The problem of separating the implausible best matches from the plausible ones may be viewed as a problem of statistical binary classification, one of the classic problems of machine learning. We chose to recognize implausible matches by means of a classification tree, for which we used the ID3 algorithm (Quinlan 1986). To build the classification tree, we plotted the GPS trails of hundreds of trips and compared the maps with the computed best matches. Each best match was labeled as plausible or implausible (the best match was judged implausible for about 20% of the trips).
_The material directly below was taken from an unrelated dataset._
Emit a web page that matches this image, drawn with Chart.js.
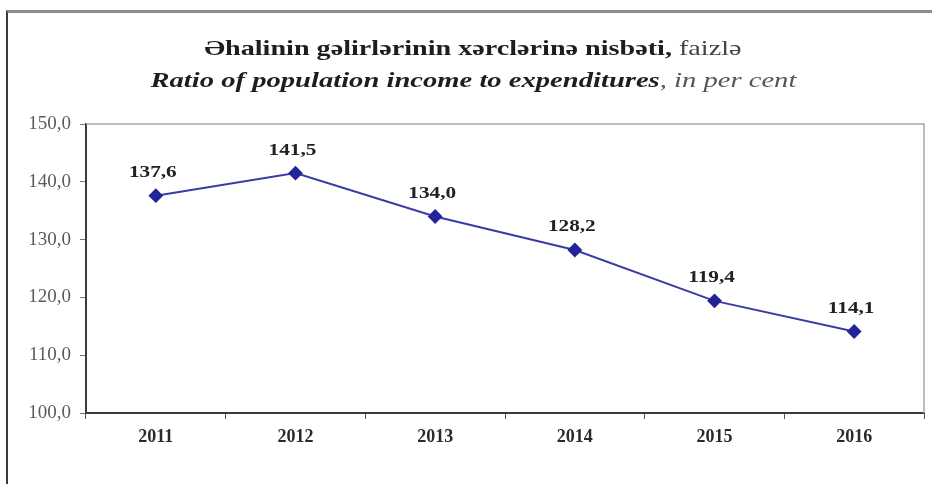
<!DOCTYPE html>
<html>
<head>
<meta charset="utf-8">
<script src="https://cdn.jsdelivr.net/npm/chart.js@4.4.1/dist/chart.umd.min.js"></script>
<style>
    body { margin: 0; background: #ffffff; }
    #wrap { position: relative; width: 932px; height: 484px; overflow: hidden; background: #ffffff; }
    #frame { position: absolute; left: 6px; top: 10px; width: 940px; height: 490px;
             border-top: 3px solid #8c8c8c; border-left: 2px solid #3a3a3a; }
    .title { position: absolute; left: 0; width: 946px; text-align: center;
             font-family: "Liberation Serif", "Times New Roman", serif; color: #1e1e1e; }
    .title span.inner { display: inline-block; transform: scaleX(1.28); }
    #t1 { top: 35px; font-size: 22px; font-weight: bold; }
    #t2 { top: 67px; font-size: 22px; font-weight: bold; font-style: italic; }
    #t2 span.inner { transform: scaleX(1.3); }
    #t1 .light { font-weight: normal; color: #444; }
    #t2 .light { font-weight: normal; color: #555; }
    canvas { position: absolute; left: 0; top: 0; }
</style>
</head>
<body>
<div id="wrap">
    <div id="frame"></div>
    <canvas id="chart" width="932" height="484"></canvas>
    <div class="title" id="t1"><span class="inner">Əhalinin gəlirlərinin xərclərinə nisbəti,<span class="light"> faizlə</span></span></div>
    <div class="title" id="t2"><span class="inner">Ratio of population income to expenditures<span class="light">, in per cent</span></span></div>
</div>
<script>
"use strict";

const years = ['2011', '2012', '2013', '2014', '2015', '2016'];
const ratio = [137.6, 141.5, 134.0, 128.2, 119.4, 114.1];
const yTicks = [100, 110, 120, 130, 140, 150];

const fmt = v => v.toFixed(1).replace('.', ',');

// light grey box on top and right of the plot
const plotBox = {
    id: 'plotBox',
    beforeDatasetsDraw(chart) {
        const a = chart.chartArea;
        const ctx = chart.ctx;
        ctx.save();
        ctx.strokeStyle = '#a8a8a8';
        ctx.lineWidth = 1.5;
        ctx.beginPath();
        ctx.moveTo(a.left, a.top);
        ctx.lineTo(a.right, a.top);
        ctx.lineTo(a.right, a.bottom);
        ctx.stroke();
        ctx.restore();
    }
};

// values above each marker
const valueLabels = {
    id: 'valueLabels',
    afterDatasetsDraw(chart) {
        const ctx = chart.ctx;
        const meta = chart.getDatasetMeta(0);
        ctx.save();
        ctx.font = 'bold 17px "Liberation Serif", serif';
        ctx.fillStyle = '#222222';
        ctx.textAlign = 'center';
        ctx.textBaseline = 'middle';
        meta.data.forEach((pt, i) => {
            ctx.save();
            ctx.translate(pt.x - 3, pt.y - 23);
            ctx.scale(1.25, 1);
            ctx.fillText(fmt(ratio[i]), 0, 0);
            ctx.restore();
        });
        ctx.restore();
    }
};

new Chart(document.getElementById('chart'), {
    type: 'line',
    data: {
        labels: years,
        datasets: [{
            data: ratio,
            borderColor: '#3b3ba8',
            borderWidth: 2,
            pointStyle: 'rectRot',
            pointRadius: 6,
            pointBackgroundColor: '#23239a',
            pointBorderColor: '#23239a',
            tension: 0
        }]
    },
    options: {
        responsive: false,
        animation: false,
        layout: { padding: { top: 124, right: 3, left: 0, bottom: 0 } },
        plugins: {
            legend: { display: false },
            tooltip: { enabled: false }
        },
        scales: {
            x: {
                offset: true,
                afterFit: scale => { scale.height = 71; },
                border: { color: '#3a3a3a', width: 2 },
                grid: { drawOnChartArea: false, tickLength: 6, color: '#555555', offset: true },
                ticks: {
                    padding: 8,
                    color: '#2a2a2a',
                    font: { family: '"Liberation Serif", serif', size: 18, weight: 'bold' }
                }
            },
            y: {
                min: 100,
                max: 150,
                afterFit: scale => { scale.width = 86; },
                afterBuildTicks: scale => { scale.ticks = yTicks.map(v => ({ value: v })); },
                border: { color: '#3a3a3a', width: 2 },
                grid: { drawOnChartArea: false, tickLength: 6, color: '#777777' },
                ticks: {
                    padding: 9,
                    color: '#5a5a5a',
                    font: { family: '"Liberation Serif", serif', size: 19 },
                    callback: v => fmt(v)
                }
            }
        }
    },
    plugins: [plotBox, valueLabels]
});
</script>
</body>
</html>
The tree was then constructed on the following statistics, the first seven of which are the predictor variables generated by the matching, and the last of which was the judgement of an expert human.
-
Number of GPS stops within the terminal.
-
Number of services required by the path.
-
Number of services unmatched.
-
Fraction of services unmatched.
-
Total cost of matching GPS stops with service.
-
Total cost of ignoring some stops as spurious.
-
Total cost of seeming to skip a service required by this path.
-
Was the best match plausible or implausible?
The resultant classification tree revealed a simple test that correctly identified more than half of the implausible best matches, with very few false positives. This test was: If the total cost of ignoring GPS stops is sufficiently large then the best match is implausible if the total cost of matches is sufficiently small. This makes sense because spurious trips may have entered and left through the main gate of the terminal, which matched some GPS stops, but the other GPS stops of the trip might not have visited any service areas and so were ignored in the best match. In other words, this test filtered out many of the trips that were for reasons other than to swap containers.
For the final study, we removed all trips for which the best match was labeled implausible. The remaining trips were those for which we had confidence that the best-matched paths correctly described the sequence of services for each trip. From these, we derived the distribution of times spent in each service, as well as times spent queueing and times spent driving.